• Aim of the exercise
Copy the data precisely, character for character, and leave out every picture.

● ● ● ●

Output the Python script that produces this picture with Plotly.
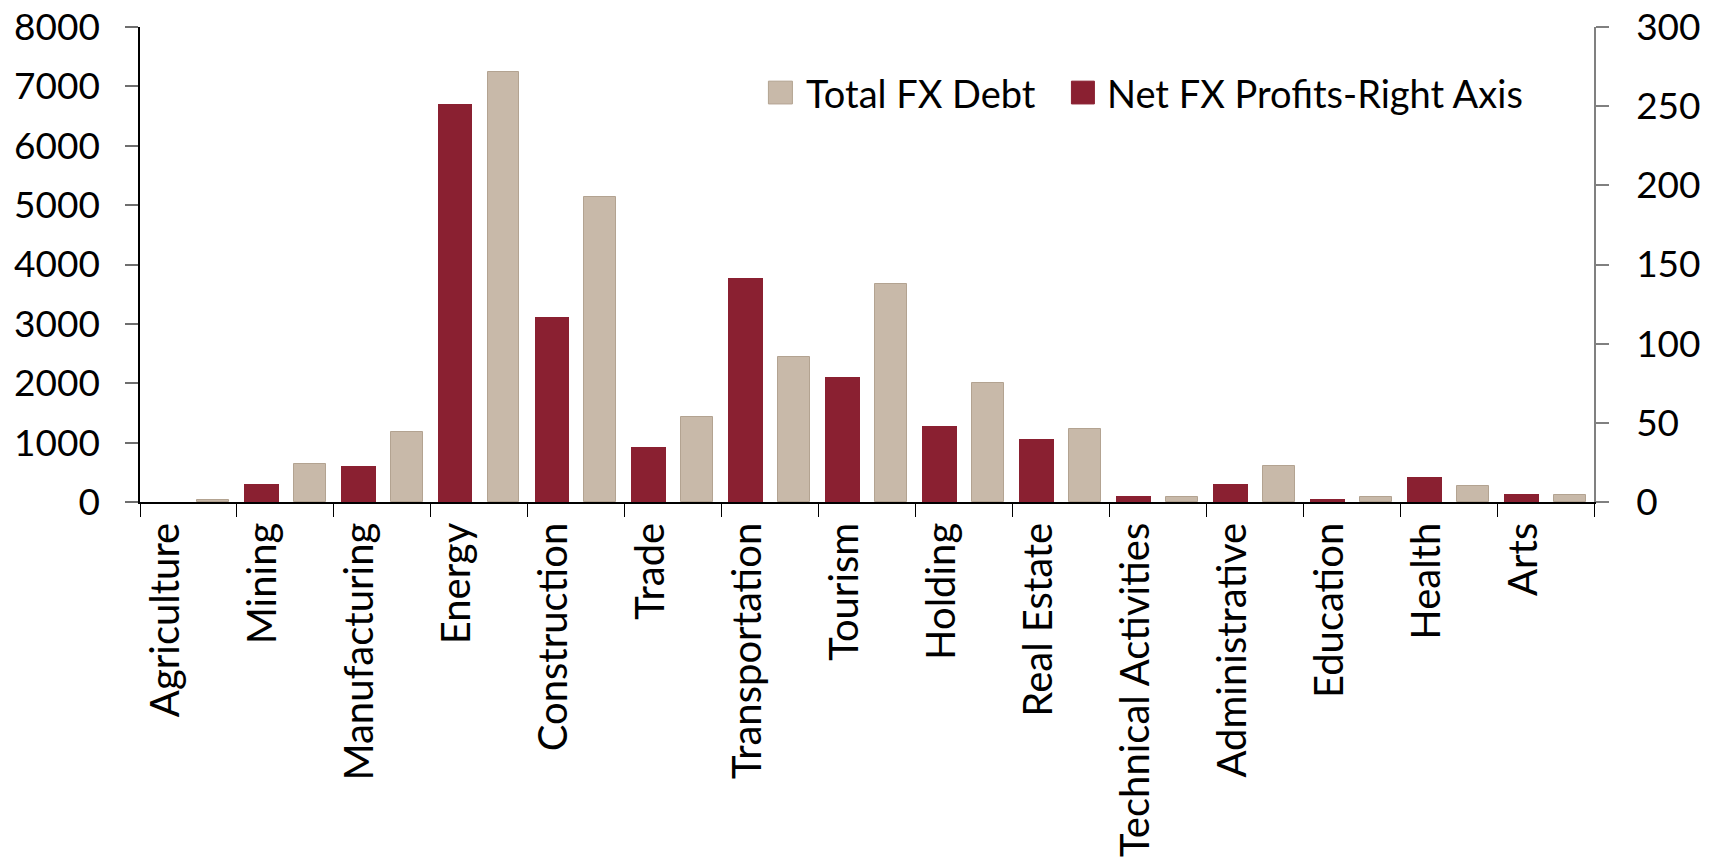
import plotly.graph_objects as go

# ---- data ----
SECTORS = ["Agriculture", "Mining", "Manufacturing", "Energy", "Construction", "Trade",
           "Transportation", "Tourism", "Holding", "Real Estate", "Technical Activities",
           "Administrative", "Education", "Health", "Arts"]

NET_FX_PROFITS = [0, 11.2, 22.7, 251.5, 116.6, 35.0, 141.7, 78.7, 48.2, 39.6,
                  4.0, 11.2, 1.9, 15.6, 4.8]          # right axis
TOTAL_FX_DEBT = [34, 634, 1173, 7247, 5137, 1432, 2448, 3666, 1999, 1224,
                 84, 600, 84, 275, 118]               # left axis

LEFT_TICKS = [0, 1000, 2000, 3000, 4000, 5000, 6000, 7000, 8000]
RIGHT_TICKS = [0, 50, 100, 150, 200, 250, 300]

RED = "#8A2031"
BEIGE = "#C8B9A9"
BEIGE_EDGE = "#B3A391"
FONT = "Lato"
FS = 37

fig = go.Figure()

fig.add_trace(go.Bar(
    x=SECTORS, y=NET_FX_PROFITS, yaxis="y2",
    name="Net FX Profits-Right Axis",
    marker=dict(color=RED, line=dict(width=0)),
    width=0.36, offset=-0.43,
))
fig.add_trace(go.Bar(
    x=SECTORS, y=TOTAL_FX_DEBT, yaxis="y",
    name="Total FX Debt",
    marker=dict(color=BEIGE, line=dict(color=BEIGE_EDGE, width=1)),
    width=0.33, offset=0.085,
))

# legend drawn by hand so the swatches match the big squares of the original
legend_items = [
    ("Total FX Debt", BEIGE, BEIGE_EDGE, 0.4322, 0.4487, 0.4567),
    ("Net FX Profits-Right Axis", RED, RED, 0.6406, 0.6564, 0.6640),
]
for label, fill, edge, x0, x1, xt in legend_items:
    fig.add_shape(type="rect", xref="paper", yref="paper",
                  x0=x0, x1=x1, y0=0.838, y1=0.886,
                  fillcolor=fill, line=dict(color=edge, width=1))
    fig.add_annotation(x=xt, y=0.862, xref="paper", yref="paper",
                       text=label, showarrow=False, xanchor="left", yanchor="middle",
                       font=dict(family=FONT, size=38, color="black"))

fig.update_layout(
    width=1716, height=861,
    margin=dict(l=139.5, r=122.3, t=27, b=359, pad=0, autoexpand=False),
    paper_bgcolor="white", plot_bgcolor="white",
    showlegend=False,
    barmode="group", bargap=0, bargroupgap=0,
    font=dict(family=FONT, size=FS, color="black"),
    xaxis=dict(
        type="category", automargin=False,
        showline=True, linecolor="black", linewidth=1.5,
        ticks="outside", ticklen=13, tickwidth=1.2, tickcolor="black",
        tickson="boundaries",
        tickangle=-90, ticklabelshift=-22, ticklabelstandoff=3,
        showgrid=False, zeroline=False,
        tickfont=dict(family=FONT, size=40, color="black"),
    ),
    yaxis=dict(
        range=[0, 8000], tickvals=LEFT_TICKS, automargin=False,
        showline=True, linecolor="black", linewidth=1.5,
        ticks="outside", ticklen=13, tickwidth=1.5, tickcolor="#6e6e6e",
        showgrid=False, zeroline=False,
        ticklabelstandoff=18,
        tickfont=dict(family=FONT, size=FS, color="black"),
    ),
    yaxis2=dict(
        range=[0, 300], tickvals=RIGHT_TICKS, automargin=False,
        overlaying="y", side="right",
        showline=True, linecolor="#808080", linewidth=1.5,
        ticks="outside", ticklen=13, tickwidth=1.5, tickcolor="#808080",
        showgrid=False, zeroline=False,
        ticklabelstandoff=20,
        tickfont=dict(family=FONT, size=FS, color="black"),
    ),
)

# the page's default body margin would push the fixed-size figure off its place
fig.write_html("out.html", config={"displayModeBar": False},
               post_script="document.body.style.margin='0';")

● ● ● ●

• The completed task
Output the Python script that produces this picture with Plotly.
import plotly.graph_objects as go

# ---- data ----
SECTORS = ["Agriculture", "Mining", "Manufacturing", "Energy", "Construction", "Trade",
           "Transportation", "Tourism", "Holding", "Real Estate", "Technical Activities",
           "Administrative", "Education", "Health", "Arts"]

NET_FX_PROFITS = [0, 11.2, 22.7, 251.5, 116.6, 35.0, 141.7, 78.7, 48.2, 39.6,
                  4.0, 11.2, 1.9, 15.6, 4.8]          # right axis
TOTAL_FX_DEBT = [34, 634, 1173, 7247, 5137, 1432, 2448, 3666, 1999, 1224,
                 84, 600, 84, 275, 118]               # left axis

LEFT_TICKS = [0, 1000, 2000, 3000, 4000, 5000, 6000, 7000, 8000]
RIGHT_TICKS = [0, 50, 100, 150, 200, 250, 300]

RED = "#8A2031"
BEIGE = "#C8B9A9"
BEIGE_EDGE = "#B3A391"
FONT = "Lato"
FS = 37

fig = go.Figure()

fig.add_trace(go.Bar(
    x=SECTORS, y=NET_FX_PROFITS, yaxis="y2",
    name="Net FX Profits-Right Axis",
    marker=dict(color=RED, line=dict(width=0)),
    width=0.36, offset=-0.43,
))
fig.add_trace(go.Bar(
    x=SECTORS, y=TOTAL_FX_DEBT, yaxis="y",
    name="Total FX Debt",
    marker=dict(color=BEIGE, line=dict(color=BEIGE_EDGE, width=1)),
    width=0.33, offset=0.085,
))

# legend drawn by hand so the swatches match the big squares of the original
legend_items = [
    ("Total FX Debt", BEIGE, BEIGE_EDGE, 0.4322, 0.4487, 0.4567),
    ("Net FX Profits-Right Axis", RED, RED, 0.6406, 0.6564, 0.6640),
]
for label, fill, edge, x0, x1, xt in legend_items:
    fig.add_shape(type="rect", xref="paper", yref="paper",
                  x0=x0, x1=x1, y0=0.838, y1=0.886,
                  fillcolor=fill, line=dict(color=edge, width=1))
    fig.add_annotation(x=xt, y=0.862, xref="paper", yref="paper",
                       text=label, showarrow=False, xanchor="left", yanchor="middle",
                       font=dict(family=FONT, size=38, color="black"))

fig.update_layout(
    width=1716, height=861,
    margin=dict(l=139.5, r=122.3, t=27, b=359, pad=0, autoexpand=False),
    paper_bgcolor="white", plot_bgcolor="white",
    showlegend=False,
    barmode="group", bargap=0, bargroupgap=0,
    font=dict(family=FONT, size=FS, color="black"),
    xaxis=dict(
        type="category", automargin=False,
        showline=True, linecolor="black", linewidth=1.5,
        ticks="outside", ticklen=13, tickwidth=1.2, tickcolor="black",
        tickson="boundaries",
        tickangle=-90, ticklabelshift=-22, ticklabelstandoff=3,
        showgrid=False, zeroline=False,
        tickfont=dict(family=FONT, size=40, color="black"),
    ),
    yaxis=dict(
        range=[0, 8000], tickvals=LEFT_TICKS, automargin=False,
        showline=True, linecolor="black", linewidth=1.5,
        ticks="outside", ticklen=13, tickwidth=1.5, tickcolor="#6e6e6e",
        showgrid=False, zeroline=False,
        ticklabelstandoff=18,
        tickfont=dict(family=FONT, size=FS, color="black"),
    ),
    yaxis2=dict(
        range=[0, 300], tickvals=RIGHT_TICKS, automargin=False,
        overlaying="y", side="right",
        showline=True, linecolor="#808080", linewidth=1.5,
        ticks="outside", ticklen=13, tickwidth=1.5, tickcolor="#808080",
        showgrid=False, zeroline=False,
        ticklabelstandoff=20,
        tickfont=dict(family=FONT, size=FS, color="black"),
    ),
)

# the page's default body margin would push the fixed-size figure off its place
fig.write_html("out.html", config={"displayModeBar": False},
               post_script="document.body.style.margin='0';")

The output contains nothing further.